The interview may be in person, or over the phone. You may also have to take a skills test or fill out online forms. Each step helps the employer learn whether you're a good fit.
A few tips:
- Check your spelling every step of the way. Many of these positions require entering information into a computer, and accuracy is very important.
- Plan ahead on how you'll answer interview questions about why you want to work from home, how prepared you are for being a responsible off-site employee, and whether you have the right set-up for the job.
- If the interview is in person, dress as though it is for an office job. Professionalism is important, and although you may eventually work in sweats, wearing flip-flops, you need to present yourself well at the interview.
- Don't chew gum! Chances are, your 'presence' at the company might be primarily on the phone. The interviewer will not want to hire someone who might crack gum in the ears of callers.
- Some jobs may require a panel interview. These can be challenging, but you can prepare ahead of time to engage with each person and relax in front of the group.
- If you are new to the workforce or have an employment gap, you can also prepare ahead of time to cover your bases. Anticipate questions about this and plan how you will answer them.
- When asked why you want to work from home, focus on what you can give the employer, not what that advantage offers to you and your family life. Yes, it is often idea for stay-at-home moms, but it is still a job with expectations.
How to Avoid Scams in Home-Based Jobs
You've probably all seen ads for making a ton of money right from your own home. And all you need to do is to send some money to learn how. Right?

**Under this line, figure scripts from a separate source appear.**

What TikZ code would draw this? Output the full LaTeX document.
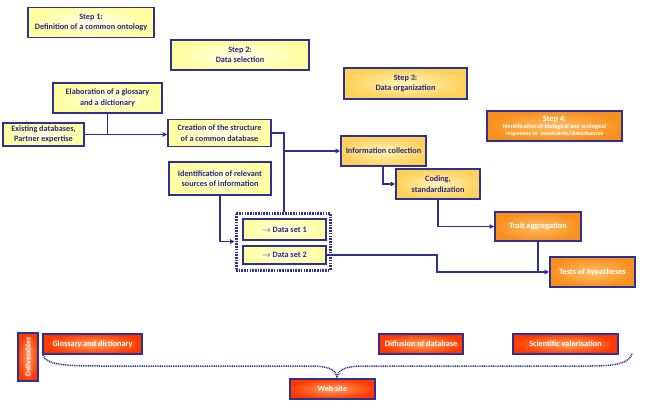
\documentclass[tikz,border=0pt]{standalone}
\usepackage{fontspec}
\setmainfont{Carlito}
\usetikzlibrary{arrows.meta}
\definecolor{navy}{RGB}{46,49,146}
\definecolor{txtblue}{RGB}{40,40,130}
\definecolor{pyin}{HTML}{FFFFE8}
\definecolor{pyout}{HTML}{FFFF9E}
\definecolor{gin}{HTML}{FFF3B8}
\definecolor{gout}{HTML}{FFD15A}
\definecolor{oin}{HTML}{FFBE66}
\definecolor{oout}{HTML}{F7901E}
\definecolor{rin}{HTML}{FFA060}
\definecolor{rout}{HTML}{FF3A00}
\tikzset{
  base/.style={draw=navy, line width=1.8pt, align=center, inner sep=1pt,
    font=\bfseries\fontsize{8.2}{10.5}\selectfont},
  ybox/.style={base, shading=radial, inner color=pyin, outer color=pyout, text=txtblue},
  gbox/.style={base, shading=radial, inner color=gin, outer color=gout, text=txtblue},
  obox/.style={base, shading=radial, inner color=oin, outer color=oout, text=white},
  rbox/.style={base, shading=radial, inner color=rin, outer color=rout, text=white},
  wh/.style 2 args={minimum width=#1pt, minimum height=#2pt},
  conn/.style={draw=navy, line width=1.5pt},
  arr/.style={conn, -{Triangle[length=4.5pt,width=4.5pt]}},
}
\begin{document}
\begin{tikzpicture}[x=1pt,y=-1pt]
\useasboundingbox (0,0) rectangle (652,407);
% steps
\node[ybox, wh={126}{30}] (s1) at (91,22.5) {Step 1:\\Definition of a common ontology};
\node[ybox, wh={138}{30}] (s2) at (240,55) {Step 2:\\Data selection};
\node[gbox, wh={123}{31}] (s3) at (405.5,83.5) {Step 3:\\Data organization};
\node[obox, wh={135}{30}, font=\bfseries\fontsize{6.1}{7}\selectfont] (s4) at (554.5,126)
  {{\fontsize{8.2}{9}\selectfont Step 4:}\\Identification of biological and ecological\\responses to\ \ constraints/disturbances};
% step 2 boxes
\node[ybox, wh={109}{30}] (elab) at (107.5,98) {Elaboration of a glossary\\and a dictionary};
\node[ybox, wh={81}{23}] (exist) at (43.5,134.5) {Existing databases,\\Partner expertise};
\node[ybox, wh={103}{27}] (creat) at (219.5,133) {Creation of the structure\\of a common database};
\node[ybox, wh={102}{33}] (ident) at (220,178.5) {Identification of relevant\\sources of information};
\node[draw=navy, line width=3pt, dash pattern=on 1.6pt off 1.1pt, wh={94}{57}] (dbox) at (283,241.5) {};
\node[ybox, wh={83}{21}] (ds1) at (284.5,229.5) {$\rightarrow$ Data set 1};
\node[ybox, wh={83}{18}] (ds2) at (284.5,255) {$\rightarrow$ Data set 2};
% step 3 boxes
\node[gbox, wh={85}{30}] (info) at (383.5,151) {Information collection};
\node[gbox, wh={84}{30}] (cod) at (438,184) {Coding,\\standardization};
% step 4 boxes
\node[obox, wh={86}{29}] (trait) at (538,226.5) {Trait aggregation};
\node[obox, wh={85}{30}] (tests) at (592.5,272) {Tests of hypotheses};
% deliverables
\node[rbox, wh={48}{20}, rotate=90, font=\bfseries\fontsize{7.8}{8}\selectfont] (deliv) at (28,357) {Deliverables};
\node[rbox, wh={99}{20}] (glos) at (92.5,344) {Glossary and dictionary};
\node[rbox, wh={84}{20}] (diff) at (421,344) {Diffusion of database};
\node[rbox, wh={105}{20}] (sci) at (565.5,344) {Scientific valorisation};
\node[rbox, wh={85}{20}] (web) at (332.5,389) {Web site};
% connectors
\draw[conn] (elab.south) -- (elab.south |- exist.east);
\draw[arr] (exist.east) -- (creat.west |- exist.east);
\coordinate (j1) at (284,151);
\draw[conn] (creat.east) -| (j1) -- (j1 |- dbox.north);
\draw[arr] (j1) -- (info.west);
\draw[arr] (ident.south) |- (dbox.west);
\draw[arr] (info.south -| 383,0) |- (cod.west);
\draw[arr] (cod.south) |- (trait.west);
\coordinate (j2) at (437,255);
\draw[arr] (ds2.east) -- (j2) |- (tests.west);
\draw[conn] (trait.south) -- (trait.south |- tests.west);
% brace
\coordinate (bl) at (43,355);
\coordinate (br) at (632,353);
\coordinate (bt) at (337,378);
\draw[navy, line width=1.5pt, dash pattern=on 1pt off 0.8pt] (bl) .. controls (46,366) and (70,366) .. (110,366)
  -- (310,366) .. controls (330,366) and (336,370) .. (bt)
  .. controls (338,370) and (344,366) .. (364,366)
  -- (590,366) .. controls (620,366) and (630,362) .. (br);
\end{tikzpicture}
\end{document}
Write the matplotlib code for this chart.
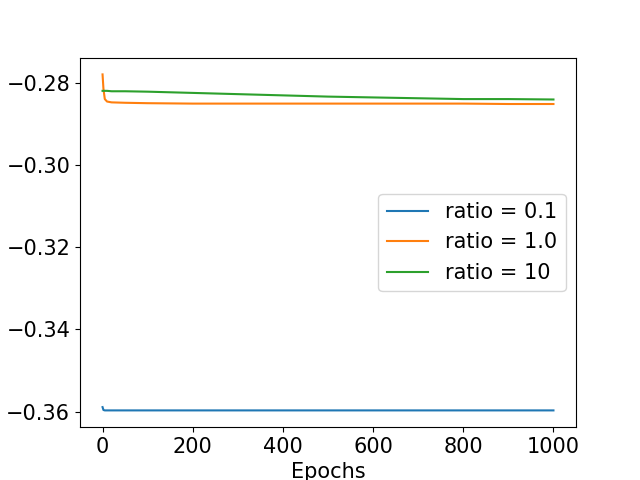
import matplotlib
matplotlib.use('Agg')
import matplotlib.pyplot as plt

plt.rcParams['font.size'] = 15

epochs = [0, 2, 5, 10, 20, 50, 100, 200, 300, 400, 500, 600, 700, 800, 900, 1000]

ratio_01 = [-0.3589, -0.3596, -0.3597, -0.3597, -0.3597, -0.3597, -0.3597, -0.3597,
            -0.3597, -0.3597, -0.3597, -0.3597, -0.3597, -0.3597, -0.3597, -0.3597]
ratio_1 = [-0.2780, -0.2815, -0.2840, -0.2846, -0.2848, -0.2849, -0.2850, -0.2851,
           -0.2851, -0.2851, -0.2851, -0.2851, -0.2851, -0.2851, -0.2852, -0.2852]
ratio_10 = [-0.2820, -0.2820, -0.2820, -0.2820, -0.2821, -0.2821, -0.2822, -0.2825,
            -0.2828, -0.2831, -0.2834, -0.2836, -0.2838, -0.2840, -0.2840, -0.2841]

fig, ax = plt.subplots(figsize=(6.4, 4.8), dpi=100)
ax.plot(epochs, ratio_01, label='ratio = 0.1')
ax.plot(epochs, ratio_1, label='ratio = 1.0')
ax.plot(epochs, ratio_10, label='ratio = 10')
ax.set_xlabel('Epochs')
ax.set_yticks([-0.36, -0.34, -0.32, -0.30, -0.28])
ax.legend(loc='center right')

fig.savefig('out.png')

WRONG! These are scams, and they're designed to get your money, not give you an income. Unless you are paying money for a specific course of study that will lead to a specific type of job (such as medical coding or web design), you should not have to invest money in a work-from-home venture.
If you see ads for 'proven ways to earn money' that require a 'small fee for processing and handling,' run the other way.
A request to send money to make money is the biggest tip-off that a home-based 'business' is a scam.
What Do You Think?
Why would you like to work from home?
Why Companies Hire Stay-at-Home Moms and Telecommuting Workers
Because it costs money to run an office building (rent, utilities, garage fees, insurance, etc.), more and more businesses are adapting their operations to allow employees to telecommute. Obviously, one change that has made this possible is the widespread use of the Internet for commerce as well as office functions.
Offices now allow employees to access corporate websites and servers remotely, over secure lines. This means they can also track online activity, including the time an employee logs on, the hours spent on the site (and whether actual work is being done) and the hours or minutes of inactivity.
When telecommuting works well, it is a win-win situation for employees as well as managers. If a company has 50 people handling call-center traffic from their home offices, they have just saved many thousands of dollars in the overhead cost of rent, furnishings and utilities for several thousand square feet of office space, not to mention the additional parking spaces that might be required for on-site staff members.
If the expectations are fair and balanced for the employee as well as the employer, there can be higher satisfaction on both sides. Bottom-line profits are better, and employees do not face the stress (as well as the expenses and hours) of commuting each day. There may be periodic on-site meetings or training sessions, but most days, the commute is an easy walk from the kitchen to the cubby area where the home office is set up.